- Directed by: Mike Wilson Tissa Liyanasuriya
- Written by: K.A.W. Perera
- Produced by: Shesha Palihakkara
- Starring: Gamini Fonseka Sobani Amarasinghe Nilmini de Silva Joe Abeywickrema Carl Gunasena Jeevarani Kurukulasuriya Tony Ranasinghe
- Cinematography: W. A. Rathnayake
- Edited by: Titus Thotawatte
- Music by: W.D. Amaradeva
- Distributed by: Serendib Productions
- Release date: 1964;
- Running time: 108 minutes
- Country: Sri Lanka
- Language: Sinhala

= Getawarayo =

Getawarayo is a 1964 Sri Lankan drama film co-directed by Mike Wilson and Tissa Liyanasuriya and produced by Shesha Palihakkara. The film starring Gamini Fonseka in lead role along with Sobani Amarasinghe, Joe Abeywickrema, Jeevarani Kurukulasuriya and Tony Ranasinghe made supportive roles.

Screened on February 24, 1964, the film was a critically acclaimed production and a blockbuster. The movie won the Best Director and Best Film awards at the 1965 Sarasaviya Film Festival.

== Plot ==
A village fisherman Jayasena Fernando (Gamini Fonseka) acquires a job in the city at the company where his friend Semanaris (Joe Abeywickrama) works. As Jaya becomes successful he draws the ire of rich boatsman Lalith Hettiarachchi (Carl Gunasena) and the interest of his boss's daughter Surangani (Nilmini De Silva). Jaya gradually forgets about his former girlfriend Karuna (Sobini Amarasinghe) after a misunderstanding with her brother(Vincent Vaas) and begins vying for Sue's attention. In the end Jaya realizes that Sue doesn't matter to him and that he loves Karuna. He decides to go back home after beating Lalith in a motor boat race. Karuna however has married when Jaya returns and the film ends with him contemplating his future to the strains of Amaradeva's voice.

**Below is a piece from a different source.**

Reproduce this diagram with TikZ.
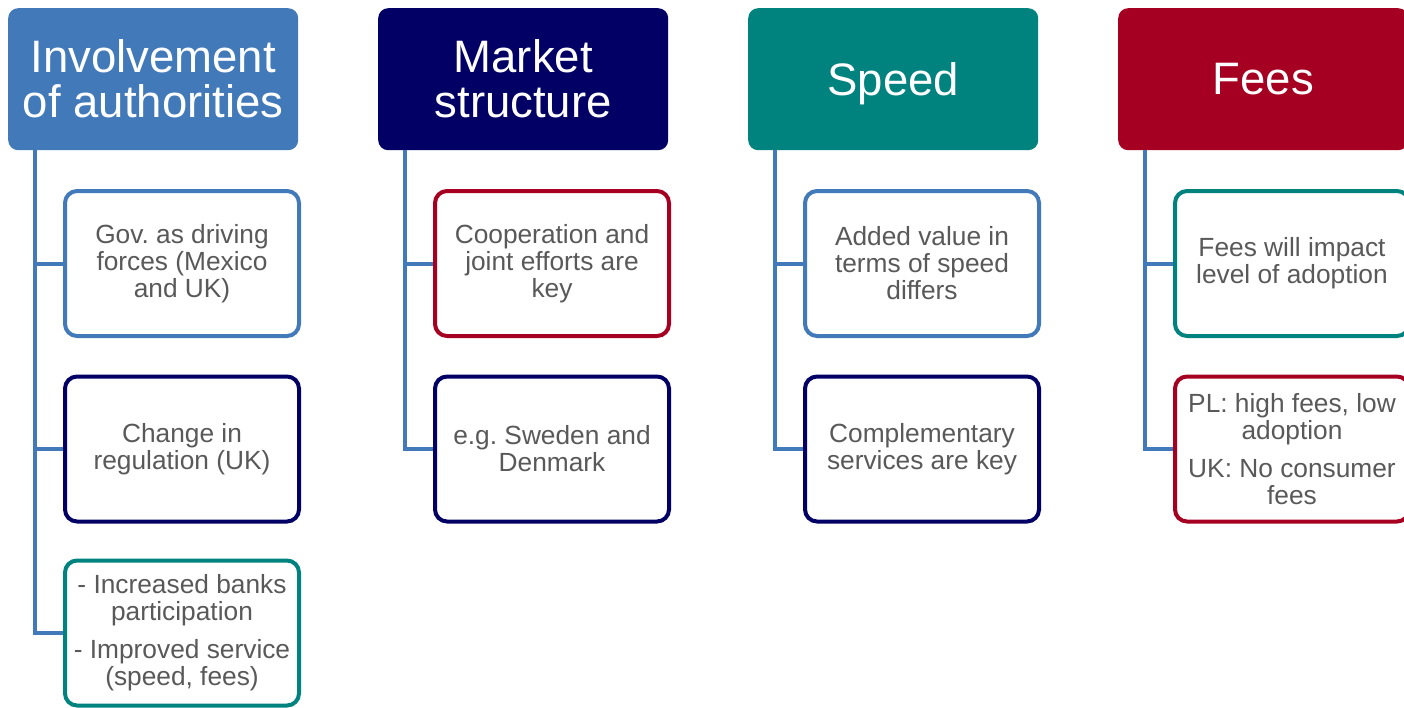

Tony Ranasinghe plays a newspaper reporter who is sympathetic to Jaya.

==Cast==
- Gamini Fonseka as Jayasena 'Jaya' Fernando
- Joe Abeywickrama as Semaneris
- Sobani Amarasinghe as Karuna
- Karl Gunasena as Lalith Hettiarachchi
- Nilmini de Silva as Suranganie 'Sue' Frederick
- Vincent Vaas as Bandusena
- Tony Ranasinghe as Mr. Ilangakoon
- Paul Ekman as Paul Ekman
- Hector Ekanayake as Douglas 'Dougie' Ekanayake
- Thilakasiri Fernando as Jaya's Thaththa
- Douglas Wickremasinghe as Mr. Frederick
- Lakshmi Bai as Maldeniya Hamine 'Hani Hamy'
- Devika Karunaratne as Jaya's sister
- Bandu Munasinghe as Boxer
- M. A. Simeon as Semaneris' derisive co-worker
- Pujitha Mendis as Bucket hat actor ("Etha Gaw Ganan")
- Austin Abeysekara as Store Mudalali
- Dayananda Jayawardena as Bar visitor
- Donald Karunaratna as Dancer ("Etha Gaw Ganan")

== Production ==
The movie was Sesha Palihakkara's second production. Gamini Fonseka was chosen to star in the film as he was becoming a major star at the time. It was first screened on February 26, 1964.

== Soundtrack ==
W.D. Amaradeva composed the majority of the movie's music. "Etha Gaw Ganan Durin" was sung by Narada Disasekara with lyrics by Mahagama Sekera and music by Amaradeva. Amaradeva composed and sang "Swarna Vimanaya" with lyrics by Madawela S. Ratnayake.